*What you should do:* Scan the data for lines with "this" and report the count by itself.

(Entries with chart source code)
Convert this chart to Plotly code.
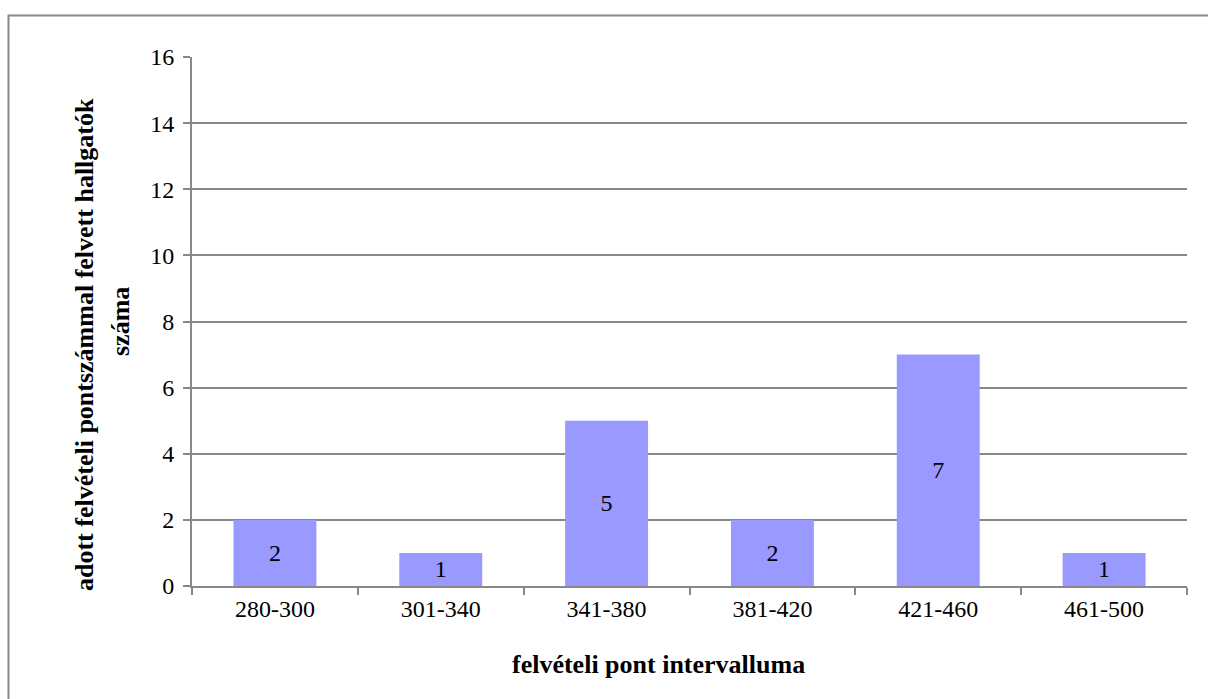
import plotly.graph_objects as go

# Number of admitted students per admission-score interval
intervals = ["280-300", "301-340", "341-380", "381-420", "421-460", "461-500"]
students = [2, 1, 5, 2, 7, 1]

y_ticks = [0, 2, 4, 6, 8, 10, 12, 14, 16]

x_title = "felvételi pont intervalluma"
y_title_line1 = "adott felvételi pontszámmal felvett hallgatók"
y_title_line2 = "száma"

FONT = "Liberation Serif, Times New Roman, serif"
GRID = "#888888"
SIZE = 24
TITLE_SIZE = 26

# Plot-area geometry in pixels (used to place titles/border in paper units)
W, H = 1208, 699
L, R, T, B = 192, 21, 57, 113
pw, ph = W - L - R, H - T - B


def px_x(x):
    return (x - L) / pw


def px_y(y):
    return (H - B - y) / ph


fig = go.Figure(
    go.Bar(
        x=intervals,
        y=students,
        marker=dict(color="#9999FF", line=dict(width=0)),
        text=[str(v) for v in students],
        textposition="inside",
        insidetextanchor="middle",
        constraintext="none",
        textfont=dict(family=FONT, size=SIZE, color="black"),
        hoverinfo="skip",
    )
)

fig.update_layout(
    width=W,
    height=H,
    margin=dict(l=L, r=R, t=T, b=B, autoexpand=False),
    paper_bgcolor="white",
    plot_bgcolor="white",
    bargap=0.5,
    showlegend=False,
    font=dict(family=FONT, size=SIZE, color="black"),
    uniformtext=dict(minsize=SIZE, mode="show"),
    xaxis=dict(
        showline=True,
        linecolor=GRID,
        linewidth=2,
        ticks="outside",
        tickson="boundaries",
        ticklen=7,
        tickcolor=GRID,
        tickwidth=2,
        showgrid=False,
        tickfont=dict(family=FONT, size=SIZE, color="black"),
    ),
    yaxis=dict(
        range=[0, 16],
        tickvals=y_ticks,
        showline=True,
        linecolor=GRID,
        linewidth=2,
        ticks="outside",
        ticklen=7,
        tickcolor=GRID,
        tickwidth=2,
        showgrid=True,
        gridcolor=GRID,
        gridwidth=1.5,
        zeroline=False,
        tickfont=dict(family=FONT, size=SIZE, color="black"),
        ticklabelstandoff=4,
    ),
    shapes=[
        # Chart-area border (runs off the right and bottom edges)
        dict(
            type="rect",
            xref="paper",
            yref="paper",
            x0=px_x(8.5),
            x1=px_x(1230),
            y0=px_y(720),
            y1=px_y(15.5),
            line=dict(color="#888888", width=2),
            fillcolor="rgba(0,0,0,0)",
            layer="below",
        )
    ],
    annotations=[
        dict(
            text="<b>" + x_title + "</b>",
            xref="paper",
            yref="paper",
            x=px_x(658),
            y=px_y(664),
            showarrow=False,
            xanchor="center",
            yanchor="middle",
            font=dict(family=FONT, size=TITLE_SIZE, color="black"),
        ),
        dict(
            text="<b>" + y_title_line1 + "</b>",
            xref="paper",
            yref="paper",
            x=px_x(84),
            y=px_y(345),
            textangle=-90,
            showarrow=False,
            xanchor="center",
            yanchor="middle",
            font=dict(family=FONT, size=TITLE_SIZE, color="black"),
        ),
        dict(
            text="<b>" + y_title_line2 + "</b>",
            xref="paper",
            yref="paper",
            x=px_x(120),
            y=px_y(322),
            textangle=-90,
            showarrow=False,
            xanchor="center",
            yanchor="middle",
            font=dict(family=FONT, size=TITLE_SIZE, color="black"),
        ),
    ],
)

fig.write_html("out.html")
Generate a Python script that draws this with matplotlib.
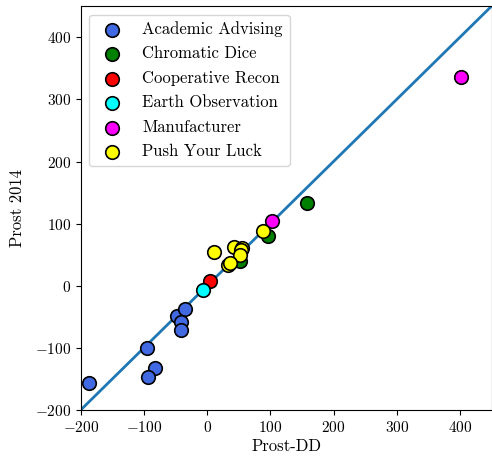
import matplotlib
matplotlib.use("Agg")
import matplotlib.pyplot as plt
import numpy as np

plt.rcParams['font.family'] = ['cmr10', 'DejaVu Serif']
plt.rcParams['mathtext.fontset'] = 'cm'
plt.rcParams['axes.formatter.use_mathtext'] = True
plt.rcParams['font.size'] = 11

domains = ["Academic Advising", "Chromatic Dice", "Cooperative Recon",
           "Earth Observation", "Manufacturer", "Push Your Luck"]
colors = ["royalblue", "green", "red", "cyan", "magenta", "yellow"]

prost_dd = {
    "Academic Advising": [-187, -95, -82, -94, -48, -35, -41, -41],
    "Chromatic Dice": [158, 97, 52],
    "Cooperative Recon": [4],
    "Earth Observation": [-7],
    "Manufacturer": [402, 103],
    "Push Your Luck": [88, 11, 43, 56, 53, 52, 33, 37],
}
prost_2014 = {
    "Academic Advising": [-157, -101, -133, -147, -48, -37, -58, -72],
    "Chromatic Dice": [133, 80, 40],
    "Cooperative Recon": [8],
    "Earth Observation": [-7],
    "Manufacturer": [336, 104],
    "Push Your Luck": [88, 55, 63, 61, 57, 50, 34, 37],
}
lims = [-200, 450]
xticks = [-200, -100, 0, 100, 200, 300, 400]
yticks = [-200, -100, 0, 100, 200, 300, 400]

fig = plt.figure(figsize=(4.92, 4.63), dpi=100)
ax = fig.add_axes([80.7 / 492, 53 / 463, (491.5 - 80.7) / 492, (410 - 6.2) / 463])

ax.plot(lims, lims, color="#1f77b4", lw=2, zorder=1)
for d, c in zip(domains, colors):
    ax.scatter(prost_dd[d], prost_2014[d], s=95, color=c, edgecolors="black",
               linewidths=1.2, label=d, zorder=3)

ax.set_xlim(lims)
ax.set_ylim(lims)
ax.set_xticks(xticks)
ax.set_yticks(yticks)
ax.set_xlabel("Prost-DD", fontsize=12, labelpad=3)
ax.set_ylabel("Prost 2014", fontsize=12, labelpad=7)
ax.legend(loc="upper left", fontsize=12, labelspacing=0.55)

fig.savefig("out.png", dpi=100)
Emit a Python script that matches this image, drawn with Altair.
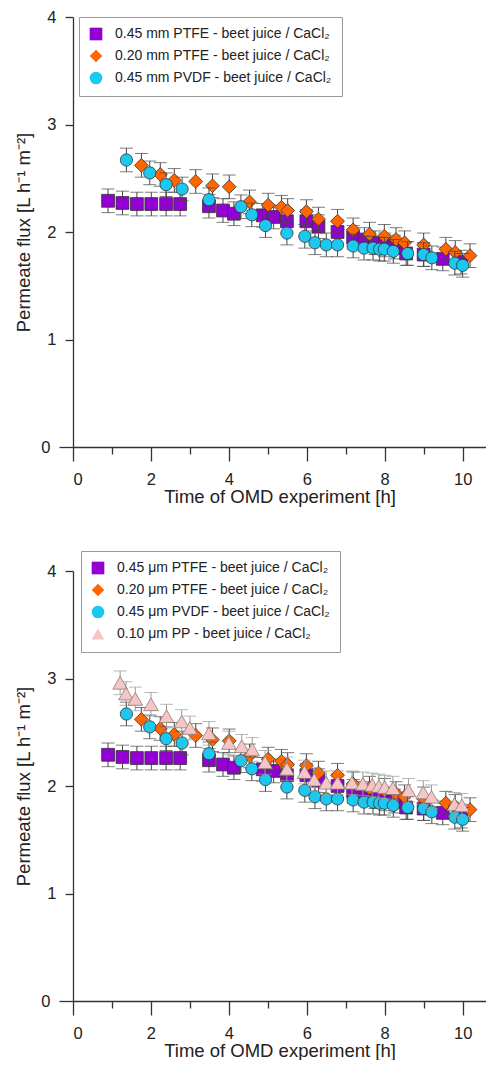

*Task answer:* 3